Much of this content is grounded in ways of talking about Indigenous people that are grounded in racist ideas that have pervaded Australian settler-colonial history. For example, assimilationist policies were based on the idea that Indigenous culture could be ‘bred out'. This line of thinking underpins assertions that Indigenous people who live in the cities or have fair skin are not genuinely Indigenous.

While it comes as no real surprise that harmful speech exists on (and off) social media. What remains troubling is that the cultural subtleties of negative content from an Indigenous perspective are not readily identified by non-indigenous platform moderators.

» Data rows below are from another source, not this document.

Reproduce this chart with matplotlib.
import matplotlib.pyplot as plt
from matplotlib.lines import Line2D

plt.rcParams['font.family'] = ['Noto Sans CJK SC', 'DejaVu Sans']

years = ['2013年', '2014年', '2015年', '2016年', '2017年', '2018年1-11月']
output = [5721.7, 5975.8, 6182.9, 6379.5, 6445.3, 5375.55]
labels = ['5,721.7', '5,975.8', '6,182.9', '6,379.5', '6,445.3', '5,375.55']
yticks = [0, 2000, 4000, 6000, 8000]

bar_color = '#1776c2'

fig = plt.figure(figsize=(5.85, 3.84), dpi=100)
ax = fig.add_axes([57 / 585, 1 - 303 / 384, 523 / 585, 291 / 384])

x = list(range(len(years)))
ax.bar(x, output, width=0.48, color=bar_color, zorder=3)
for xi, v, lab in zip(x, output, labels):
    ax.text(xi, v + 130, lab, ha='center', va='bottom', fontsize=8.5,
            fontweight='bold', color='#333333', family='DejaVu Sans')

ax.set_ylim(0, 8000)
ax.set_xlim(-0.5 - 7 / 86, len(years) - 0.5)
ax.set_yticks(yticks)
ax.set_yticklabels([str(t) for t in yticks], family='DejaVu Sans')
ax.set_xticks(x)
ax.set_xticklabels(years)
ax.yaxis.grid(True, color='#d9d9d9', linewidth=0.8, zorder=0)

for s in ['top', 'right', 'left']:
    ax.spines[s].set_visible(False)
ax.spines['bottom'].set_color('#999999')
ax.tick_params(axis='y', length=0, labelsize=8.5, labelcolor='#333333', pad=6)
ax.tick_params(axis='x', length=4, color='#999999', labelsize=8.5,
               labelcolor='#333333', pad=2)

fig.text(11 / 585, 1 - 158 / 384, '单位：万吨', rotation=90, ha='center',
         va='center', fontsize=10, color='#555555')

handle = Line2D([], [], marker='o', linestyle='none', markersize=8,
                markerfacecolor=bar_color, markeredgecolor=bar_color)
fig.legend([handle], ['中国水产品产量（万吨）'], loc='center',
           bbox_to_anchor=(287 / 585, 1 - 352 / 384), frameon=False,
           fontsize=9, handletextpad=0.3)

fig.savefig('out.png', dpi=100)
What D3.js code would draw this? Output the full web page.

There remains a question: How can moderators and social media platforms, who have no direct experience of colonisation, pick up on such culturally nuanced negativity?

This research privileged Indigenous voices in the discussion about what needs to be done to move forward. Indigenous people identified a need to employ more Indigenous peoples in society generally – particularly in government, policy-making institutions, and education. Indigenous perspectives and voices, which for too long have been silenced or ignored, need to be heard again in these settings.

Participants suggested that social media platforms could also employ more Indigenous people to assist with listening to and learning from Indigenous communities in order to identify the cultural subtleties of harmful content online.

Indigenous people who contributed to this study had some advice for individuals too. They suggested people make use of some of the highly positive aspects of social media to raise their consciousness.

This week is National Reconciliation Week; there is no better time to make an effort to reach out via social media and connect with Indigenous peoples. Connect with Indigenous community pages and websites. Listen to Indigenous peoples’ opinions and perspectives. Engaging through social media will enable non-indigenous people and communities to make a difference in their own lives and the lives of people around them.